Third, the effects of shielding gas, including its composition, flow rate and injecting direction, are still unclear. The shielding gas has significant influences on the plasma formation, the arc stability and hence the weld quality in the hybrid welding, which depend on the intrinsic properties of shielding gas. However, the effects of shielding gas in the hybrid welding are contradictory in some functions for the individual welding process, which requires further research to reduce the plasma shielding effect for the laser and also enhance the electric arc stability.
Finally, a real united model of hybrid laser–GMA welding will need an excess computation time. Therefore, more advanced computer technology and a more time efficient computation method are required.
Summary
In summary, the advantages of hybrid laser–GMA welding over LBW alone include higher process stability, higher bridgeability, less porosity and cracking and greater flexibility. The advantages of the hybrid welding over GMAW include higher welding speeds, deeper penetration, lower thermal input, higher tensile strength and narrower weld seams. To optimise the welding process and obtain the high quality weldments, a fundamental understanding to the complex phenomena in the hybrid welding process is essential.

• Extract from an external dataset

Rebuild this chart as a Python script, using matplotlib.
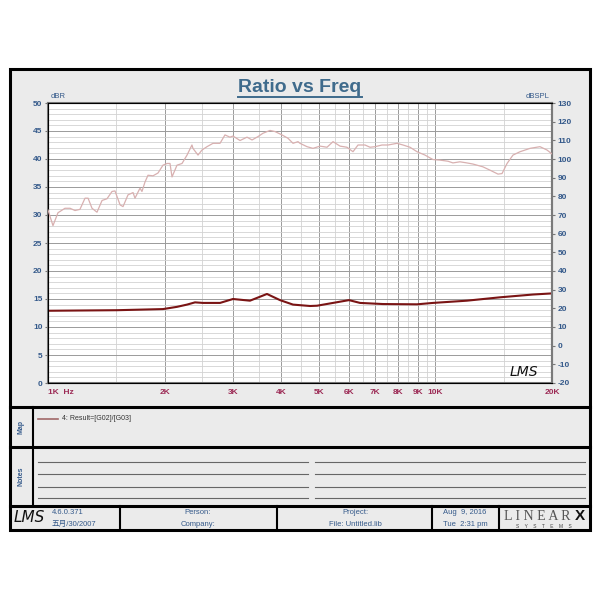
import matplotlib
matplotlib.use("Agg")
import matplotlib.pyplot as plt
from matplotlib.patches import Rectangle
from matplotlib.ticker import FixedLocator, NullFormatter

plt.rcParams["font.family"] = ["Liberation Sans", "Noto Sans CJK SC", "DejaVu Sans"]
plt.rcParams["axes.unicode_minus"] = False

# Result=[G02]/[G03], left axis (dBR)
ratio_freq = [1000, 1507, 1981, 2153, 2285, 2396, 2512, 2780, 3003, 3322, 3675, 3971,
              4290, 4747, 4948, 5984, 6390, 7324, 8966, 9858, 12060, 14680, 17860, 20000]
ratio_db = [12.9, 13.0, 13.2, 13.6, 14.0, 14.4, 14.3, 14.3, 15.0, 14.7, 15.9, 14.8,
            14.0, 13.75, 13.8, 14.8, 14.3, 14.1, 14.05, 14.3, 14.7, 15.3, 15.8, 16.0]

# pink response curve, right axis (dBSPL)
spl_freq = [1000, 1030, 1061, 1106, 1140, 1174, 1209, 1246, 1269, 1299, 1338, 1379,
            1420, 1463, 1489, 1535, 1562, 1609, 1658, 1677, 1728, 1748, 1780, 1812,
            1867, 1923, 1981, 2029, 2065, 2090, 2153, 2218, 2285, 2353, 2367, 2439,
            2497, 2573, 2666, 2780, 2863, 2949, 3003, 3131, 3264, 3363, 3484, 3589,
            3742, 3855, 4018, 4164, 4290, 4419, 4472, 4662, 4831, 5036, 5251, 5442,
            5674, 5912, 6128, 6313, 6582, 6781, 6986, 7282, 7546, 7960, 8250, 8600,
            8966, 9401, 9858, 10280, 10780, 11100, 11570, 12060, 12500, 13270, 13840,
            14510, 14860, 15310, 15860, 16540, 17550, 18620, 19420, 20000]
spl_db = [72.7, 64.3, 71.2, 73.6, 73.6, 72.4, 73.0, 79.0, 79.0, 73.6, 71.5, 77.8,
          78.7, 82.6, 82.9, 75.4, 74.5, 80.8, 82.0, 79.0, 84.4, 82.6, 87.7, 91.3,
          91.0, 92.5, 96.7, 97.6, 97.6, 90.4, 96.7, 97.6, 102.1, 107.5, 105.7, 102.1,
          104.8, 106.6, 108.4, 108.4, 112.9, 111.7, 112.3, 109.9, 111.7, 110.2, 112.0, 113.8,
          115.3, 114.7, 112.9, 111.1, 108.4, 109.3, 108.4, 106.6, 105.7, 106.9, 106.3, 109.3,
          106.9, 106.3, 103.9, 107.5, 107.5, 106.3, 106.6, 107.5, 107.5, 108.4, 107.5, 106.3,
          103.9, 102.1, 99.7, 99.4, 98.8, 97.9, 98.5, 97.9, 97.3, 95.8, 94.0,
          91.9, 92.2, 97.6, 102.1, 103.9, 105.7, 106.6, 104.8, 102.7]

x_ticks = [1000, 2000, 3000, 4000, 5000, 6000, 7000, 8000, 9000, 10000, 20000]
x_labels = ["1K  Hz", "2K", "3K", "4K", "5K", "6K", "7K", "8K", "9K", "10K", "20K"]
x_minor = [1500, 2500, 3500, 4500, 5500, 6500, 7500, 8500, 9500, 15000]

blue = "#34598a"
maroon = "#9c2a55"

fig = plt.figure(figsize=(6, 6), dpi=100)

# page furniture drawn in pixel coordinates
bg = fig.add_axes([0, 0, 1, 1])
bg.set_xlim(0, 600)
bg.set_ylim(600, 0)
bg.axis("off")
bg.add_patch(Rectangle((10, 69), 580, 461, facecolor="#ebebeb", edgecolor="black", lw=2.2))
for y in [407, 447, 506]:
    bg.plot([10, 590], [y, y], color="black", lw=2.2)
bg.plot([33, 33], [407, 506], color="black", lw=1.5)
for x in [120, 277, 432, 499]:
    bg.plot([x, x], [506, 530], color="black", lw=1.5)
for y in [462, 474, 487, 498]:
    bg.plot([38, 308], [y, y], color="#666666", lw=0.8)
    bg.plot([315, 585], [y, y], color="#666666", lw=0.8)

title = bg.text(300, 88, "Ratio vs Freq", ha="center", va="center", fontsize=14,
                fontweight="bold", color="#3f6b8c")
fig.canvas.draw()
bb = title.get_window_extent().transformed(bg.transData.inverted())
bg.plot([bb.x0, bb.x1], [97, 97], color="#3f6b8c", lw=1.4)

bg.text(21, 427, "Map", rotation=90, ha="center", va="center", fontsize=5, color=blue, fontweight="bold")
bg.text(21, 476, "Notes", rotation=90, ha="center", va="center", fontsize=5, color=blue, fontweight="bold")
bg.plot([38, 58], [419, 419], color="#a06868", lw=1.2)
bg.text(62, 419, "4: Result=[G02]/[G03]", ha="left", va="center", fontsize=5, color="#333333")

bg.text(29, 518, "LMS", ha="center", va="center", fontsize=11, style="italic",
        family="DejaVu Sans", fontweight="light", color="#111111")
bg.text(52, 512, "4.6.0.371", ha="left", va="center", fontsize=5.5, color=blue)
bg.text(52, 524, "五月/30/2007", ha="left", va="center", fontsize=5.5, color=blue)
bg.text(198, 512, "Person:", ha="center", va="center", fontsize=5.5, color=blue)
bg.text(198, 524, "Company:", ha="center", va="center", fontsize=5.5, color=blue)
bg.text(355, 512, "Project:", ha="center", va="center", fontsize=5.5, color=blue)
bg.text(355, 524, "File: Untitled.lib", ha="center", va="center", fontsize=5.5, color=blue)
bg.text(465, 512, "Aug  9, 2016", ha="center", va="center", fontsize=5.5, color=blue)
bg.text(465, 524, "Tue  2:31 pm", ha="center", va="center", fontsize=5.5, color=blue)
bg.text(537, 516, "L I N E A R", ha="center", va="center", fontsize=10,
        family="Liberation Serif", color="#555555")
bg.text(580, 516, "X", ha="center", va="center", fontsize=11, family="Liberation Sans",
        fontweight="bold", color="#111111")
bg.text(544, 527, "S    Y    S    T    E    M    S", ha="center", va="center", fontsize=3.5,
        color="#444444")

# chart
ax = fig.add_axes([48 / 600, 217 / 600, 504 / 600, 280 / 600])
ax.set_facecolor("white")
ax.set_xscale("log")
ax.set_xlim(1000, 20000)
ax.set_ylim(0, 50)
ax.xaxis.set_major_locator(FixedLocator(x_ticks))
ax.xaxis.set_minor_locator(FixedLocator(x_minor))
ax.xaxis.set_minor_formatter(NullFormatter())
ax.set_xticklabels(x_labels)
ax.set_yticks(range(0, 51, 5))
ax.set_yticks(range(0, 51, 1), minor=True)
ax.grid(which="major", color="#9a9a9a", lw=0.7)
ax.grid(which="minor", color="#d2d2d2", lw=0.6)
ax.set_axisbelow(True)
ax.tick_params(axis="x", which="both", length=0, labelsize=6, labelcolor=maroon, pad=4)
ax.tick_params(axis="y", which="major", length=2, labelsize=6, labelcolor=blue, pad=2, color="#777777")
ax.tick_params(axis="y", which="minor", length=0)
first = ax.get_xticklabels()[0]
first.set_ha("left")
for lab in ax.get_xticklabels() + ax.get_yticklabels():
    lab.set_fontweight("bold")
for s in ax.spines.values():
    s.set_color("#7a7a7a")
    s.set_linewidth(1.5)

ax.plot(ratio_freq, ratio_db, color="#7a1414", lw=1.5, zorder=3)

ax2 = ax.twinx()
ax2.set_ylim(-20, 130)
ax2.set_yticks(range(-20, 131, 10))
ax2.tick_params(axis="y", length=2, labelsize=6, labelcolor=blue, pad=2, color="#777777")
for lab in ax2.get_yticklabels():
    lab.set_fontweight("bold")
ax2.spines["right"].set_color("#7a7a7a")
ax2.spines["right"].set_linewidth(1.5)
ax2.plot(spl_freq, spl_db, color="#d8b0b0", lw=0.9, zorder=3)

ax.text(0.005, 1.01, "dBR", transform=ax.transAxes, ha="left", va="bottom", fontsize=5.5, color=blue)
ax.text(0.995, 1.01, "dBSPL", transform=ax.transAxes, ha="right", va="bottom", fontsize=5.5, color=blue)
ax.text(0.945, 0.04, "LMS", transform=ax.transAxes, ha="center", va="center", fontsize=10,
        style="italic", family="DejaVu Sans", fontweight="light", color="#111111")

fig.savefig("out.png", dpi=100)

Since the trial and error method is time consuming and costly, the numerical technique is an important method that can provide detailed information for improving the process.
So far, limited efforts have been performed to simulate and understand the hybrid laser–GMA welding process. The existing models are far from the full solutions to the hybrid process, and many important questions related to modelling of the hybrid welding are still unanswered, including the synergistic interaction of laser–arc, the features of metal transfer, the behaviours of shielding gas and the advanced numerical methods. Hence, there are many challenges for modelling of hybrid laser–GMA welding. Apparently, further work is required to understand and tackle the hybrid welding process more efficiently in the future. By combining numerical simulations and experiments, the key operating parameters can be determined and optimised. This is of great significance for the innovation in the metal joining technique and the advancement in producing high quality weldments.